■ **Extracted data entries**
----

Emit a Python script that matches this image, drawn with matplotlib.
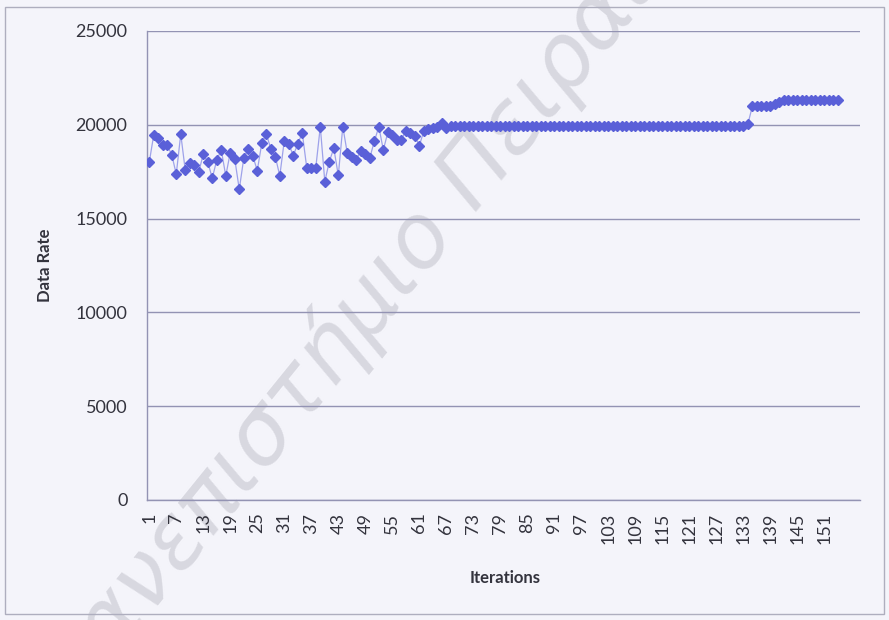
import matplotlib
matplotlib.use("Agg")
import matplotlib.pyplot as plt
from matplotlib.patches import Rectangle

# values (iterations 1..154)
iterations = list(range(1, 155))
data_rate = [
    18000, 19470, 19320, 18910, 18910, 18400, 17370, 19500, 17580, 17950,
    17850, 17490, 18430, 18020, 17150, 18130, 18650, 17280, 18520, 18170,
    16560, 18220, 18720, 18340, 17560, 19020, 19520, 18720, 18310, 17280,
    19150, 18980, 18360, 18990, 19560, 17690, 17690, 17720, 19900, 16970,
    18040, 18750, 17300, 19900, 18480, 18310, 18130, 18630, 18430, 18250,
    19110, 19900, 18660, 19590, 19460, 19200, 19200, 19690, 19550, 19410,
    18880, 19680, 19760, 19840, 19880, 20080, 19850, 19950, 19950, 19950,
    19950, 19950, 19950, 19950, 19950, 19950, 19950, 19950, 19950, 19950,
    19950, 19950, 19950, 19950, 19950, 19950, 19950, 19950, 19950, 19950,
    19950, 19950, 19950, 19950, 19950, 19950, 19950, 19950, 19950, 19950,
    19950, 19950, 19950, 19950, 19950, 19950, 19950, 19950, 19950, 19950,
    19950, 19950, 19950, 19950, 19950, 19950, 19950, 19950, 19950, 19950,
    19950, 19950, 19950, 19950, 19950, 19950, 19950, 19950, 19950, 19950,
    19950, 19950, 19950, 20050, 21000, 21000, 21000, 21000, 21000, 21100,
    21200, 21300, 21300, 21300, 21300, 21300, 21300, 21300, 21300, 21300,
    21300, 21300, 21300, 21300,
]
y_ticks = [0, 5000, 10000, 15000, 20000, 25000]
x_ticks = list(range(1, 155, 6))

paper = "#f4f4fa"
grid_col = "#9393b3"
text_col = "#33333d"

plt.rcParams["font.family"] = ["Lato", "DejaVu Sans"]

fig = plt.figure(figsize=(8.89, 6.2), dpi=100, facecolor=paper)

# faint university watermark behind the chart (cut by the page edges, as in the scan)
fig.text(384 / 889, 1 - 285 / 620, "Πανεπιστήμιο Πειραιώς", rotation=51,
         fontsize=64, style="italic", family="DejaVu Sans", color="#d8d8e0",
         ha="center", va="center", rotation_mode="anchor", zorder=-1)

# chart area border
fig.add_artist(Rectangle((5 / 889, 6 / 620), 879 / 889, 607 / 620,
                         transform=fig.transFigure, fill=False,
                         edgecolor="#aeaebe", lw=1))

ax = fig.add_axes([147 / 889, 1 - 500 / 620, 713 / 889, 469 / 620])
ax.set_facecolor("none")

ax.plot(iterations, data_rate, color="#9ea2ea", lw=0.9, zorder=3)
ax.plot(iterations, data_rate, ls="none", marker="D", markersize=4.6,
        color="#5a60d8", zorder=4)

ax.set_xlim(0.5, 158.9)
ax.set_ylim(0, 25000)
ax.set_yticks(y_ticks)
ax.set_xticks(x_ticks)
ax.set_xticklabels([str(t) for t in x_ticks], rotation=90, ha="center", va="top")
ax.yaxis.grid(True, color=grid_col, lw=1)
ax.set_axisbelow(True)

for side in ["top", "right"]:
    ax.spines[side].set_visible(False)
for side in ["left", "bottom"]:
    ax.spines[side].set_color(grid_col)
    ax.spines[side].set_linewidth(1)

ax.tick_params(axis="y", length=0, pad=14, labelsize=13, labelcolor=text_col)
ax.tick_params(axis="x", length=0, pad=9, labelsize=13, labelcolor=text_col)

fig.text(45 / 889, 1 - 265 / 620, "Data Rate", rotation=90, fontsize=12,
         fontweight="bold", color=text_col, ha="center", va="center")
fig.text(505 / 889, 1 - 578 / 620, "Iterations", fontsize=12,
         fontweight="bold", color=text_col, ha="center", va="center")

fig.savefig("out.png", dpi=100, facecolor=paper)
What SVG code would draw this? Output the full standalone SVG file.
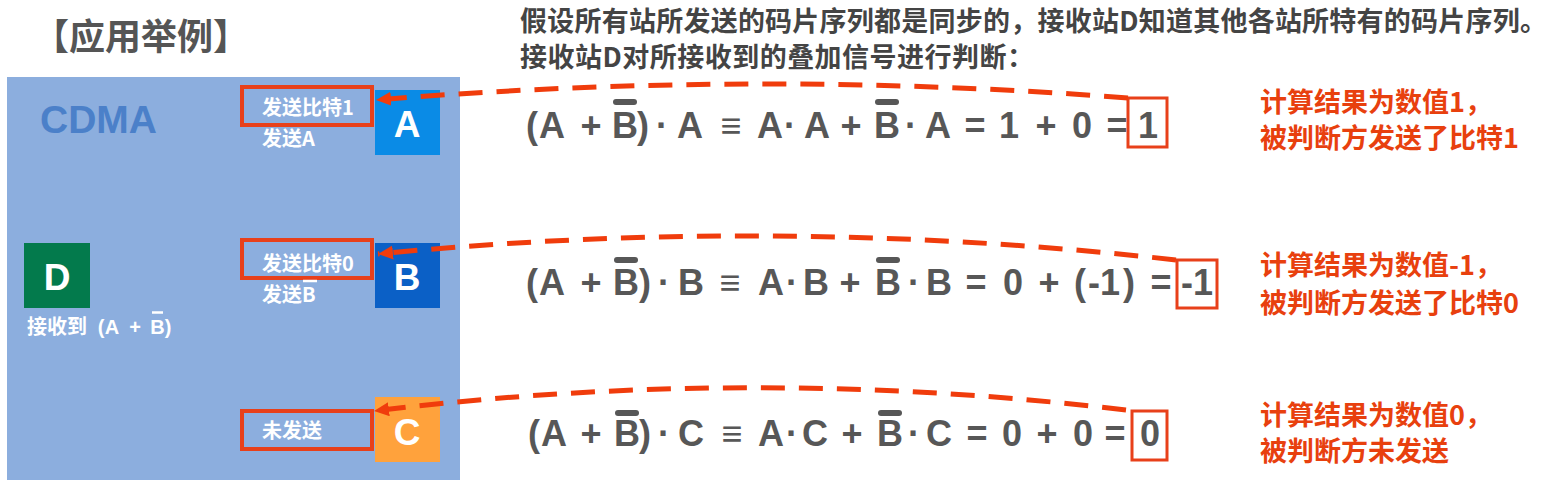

----

■ **Exercise requirements**
Only the lines from the top of the records through the line with "fig = plt.figure(figsize=(8.89, 6.2), dpi=100, facecolor=paper)" belong in the copy; write them out exactly, leaving out pictures.

■ **Response to the exercise**
Emit a Python script that matches this image, drawn with matplotlib.
import matplotlib
matplotlib.use("Agg")
import matplotlib.pyplot as plt
from matplotlib.patches import Rectangle

# values (iterations 1..154)
iterations = list(range(1, 155))
data_rate = [
    18000, 19470, 19320, 18910, 18910, 18400, 17370, 19500, 17580, 17950,
    17850, 17490, 18430, 18020, 17150, 18130, 18650, 17280, 18520, 18170,
    16560, 18220, 18720, 18340, 17560, 19020, 19520, 18720, 18310, 17280,
    19150, 18980, 18360, 18990, 19560, 17690, 17690, 17720, 19900, 16970,
    18040, 18750, 17300, 19900, 18480, 18310, 18130, 18630, 18430, 18250,
    19110, 19900, 18660, 19590, 19460, 19200, 19200, 19690, 19550, 19410,
    18880, 19680, 19760, 19840, 19880, 20080, 19850, 19950, 19950, 19950,
    19950, 19950, 19950, 19950, 19950, 19950, 19950, 19950, 19950, 19950,
    19950, 19950, 19950, 19950, 19950, 19950, 19950, 19950, 19950, 19950,
    19950, 19950, 19950, 19950, 19950, 19950, 19950, 19950, 19950, 19950,
    19950, 19950, 19950, 19950, 19950, 19950, 19950, 19950, 19950, 19950,
    19950, 19950, 19950, 19950, 19950, 19950, 19950, 19950, 19950, 19950,
    19950, 19950, 19950, 19950, 19950, 19950, 19950, 19950, 19950, 19950,
    19950, 19950, 19950, 20050, 21000, 21000, 21000, 21000, 21000, 21100,
    21200, 21300, 21300, 21300, 21300, 21300, 21300, 21300, 21300, 21300,
    21300, 21300, 21300, 21300,
]
y_ticks = [0, 5000, 10000, 15000, 20000, 25000]
x_ticks = list(range(1, 155, 6))

paper = "#f4f4fa"
grid_col = "#9393b3"
text_col = "#33333d"

plt.rcParams["font.family"] = ["Lato", "DejaVu Sans"]

fig = plt.figure(figsize=(8.89, 6.2), dpi=100, facecolor=paper)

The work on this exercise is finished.